Washington Nationals – No. 25
- Pitcher
- Born: February 10, 2003 (age 23) Elk Grove Village, Illinois, U.S.
- Bats: LeftThrows: Left

MLB debut
- August 12, 2026, for the Washington Nationals

MLB statistics (through September 22, 2026)
- Win–loss record: 2–4
- Earned run average: 5.94
- Strikeouts: 30
- Stats at Baseball Reference

Teams
- Washington Nationals (2026–present);

= Jackson Kent =

American baseball player (born 2003)

Jackson John Kent (born February 10, 2003) is an American professional baseball pitcher for the Washington Nationals of Major League Baseball (MLB).

==Career==
Kent attended Lake Park High School in Roselle, Illinois and played college baseball at University of Wisconsin–Milwaukee and the University of Arizona. In 2023, he played collegiate summer baseball with the Yarmouth–Dennis Red Sox of the Cape Cod Baseball League. He was selected by the Washington Nationals in the fourth round of the 2024 Major League Baseball draft. Kent spent his first professional season in 2025 with the Wilmington Blue Rocks and Double-A Harrisburg Senators.

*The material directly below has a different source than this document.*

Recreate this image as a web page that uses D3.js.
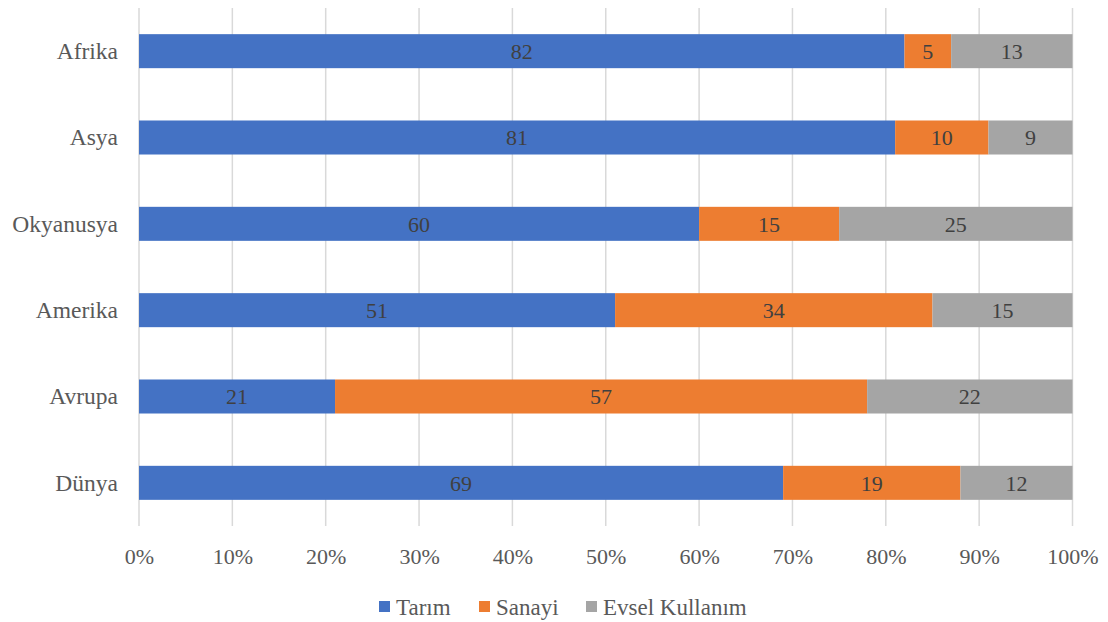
<!DOCTYPE html>
<html>
<head>
<meta charset="utf-8">
<script src="https://cdn.jsdelivr.net/npm/d3@7"></script>
<style>
  html, body { margin: 0; padding: 0; background: #fff; }
  svg { display: block; font-family: "Liberation Serif", "Times New Roman", serif; }
</style>
</head>
<body>
<svg id="chart" width="1108" height="622"></svg>
<script>
// Water use by sector per region (%)
const regions = ["Afrika", "Asya", "Okyanusya", "Amerika", "Avrupa", "Dünya"];
const tarim   = [82, 81, 60, 51, 21, 69];
const sanayi  = [5, 10, 15, 34, 57, 19];
const evsel   = [13, 9, 25, 15, 22, 12];
const seriesNames = ["Tarım", "Sanayi", "Evsel Kullanım"];
const seriesColors = ["#4472C4", "#ED7D31", "#A5A5A5"];
const xTicks = [0, 0.1, 0.2, 0.3, 0.4, 0.5, 0.6, 0.7, 0.8, 0.9, 1];

const svg = d3.select("#chart");
const plot = { left: 139, right: 1072.5, top: 8, bottom: 526 };

const rows = regions.map((r, i) => ({ region: r, "Tarım": tarim[i], "Sanayi": sanayi[i], "Evsel Kullanım": evsel[i] }));
const stacked = d3.stack().keys(seriesNames).offset(d3.stackOffsetExpand)(rows);

const x = d3.scaleLinear().domain([0, 1]).range([plot.left, plot.right]);
const y = d3.scaleBand().domain(regions).range([plot.top, plot.bottom]).paddingInner(0.606).paddingOuter(0.303);

// vertical gridlines
svg.append("g").selectAll("line").data(xTicks).join("line")
  .attr("x1", d => x(d)).attr("x2", d => x(d))
  .attr("y1", plot.top).attr("y2", plot.bottom)
  .attr("stroke", "#d9d9d9").attr("stroke-width", 1.5);

// bars
const layer = svg.append("g").selectAll("g").data(stacked).join("g")
  .attr("fill", (d, i) => seriesColors[i]);
layer.selectAll("rect").data(d => d.map(p => ({ p, key: d.key }))).join("rect")
  .attr("x", d => x(d.p[0]))
  .attr("width", d => x(d.p[1]) - x(d.p[0]))
  .attr("y", d => y(d.p.data.region))
  .attr("height", y.bandwidth());

// value labels
layer.selectAll("text").data(d => d.map(p => ({ p, key: d.key }))).join("text")
  .attr("x", d => (x(d.p[0]) + x(d.p[1])) / 2)
  .attr("y", d => y(d.p.data.region) + y.bandwidth() / 2)
  .attr("dy", "0.35em")
  .attr("text-anchor", "middle")
  .attr("fill", "#404040")
  .attr("font-size", 22)
  .text(d => d.p.data[d.key]);

// category axis
const yAxis = svg.append("g").attr("transform", `translate(${plot.left},0)`)
  .call(d3.axisLeft(y).tickSize(0).tickPadding(21));
yAxis.select(".domain").remove();
yAxis.selectAll("text")
  .attr("font-family", "Liberation Serif, serif")
  .attr("font-size", 23.5).attr("fill", "#595959").attr("dy", "0.33em");

// percentage axis
const xAxis = svg.append("g").attr("transform", `translate(0,${plot.bottom})`)
  .call(d3.axisBottom(x).tickValues(xTicks).tickFormat(d3.format(".0%")).tickSize(0).tickPadding(22));
xAxis.select(".domain").remove();
xAxis.selectAll("text")
  .attr("font-family", "Liberation Serif, serif")
  .attr("font-size", 22).attr("fill", "#595959");

// legend
const legendX = [379, 479, 586];
const legend = svg.append("g").selectAll("g").data(seriesNames).join("g")
  .attr("transform", (d, i) => `translate(${legendX[i]},601)`);
legend.append("rect").attr("width", 11).attr("height", 11).attr("fill", (d, i) => seriesColors[i]);
legend.append("text").attr("x", 17).attr("y", 13.5)
  .attr("font-size", 23).attr("fill", "#595959").text(d => d);
</script>
</body>
</html>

Kent started the 2026 season with Harrisburg and was later promoted to the Triple-A Rochester Red Wings. On August 12, 2026, Kent was selected to the 40–man roster and promoted to the major leagues for the first time. He faced the Chicago Cubs that night, yielding three runs in four innings pitched.

Kent earned his first major league win August 28, 2026, pitching seven innings against the Miami Marlins while allowing just one run.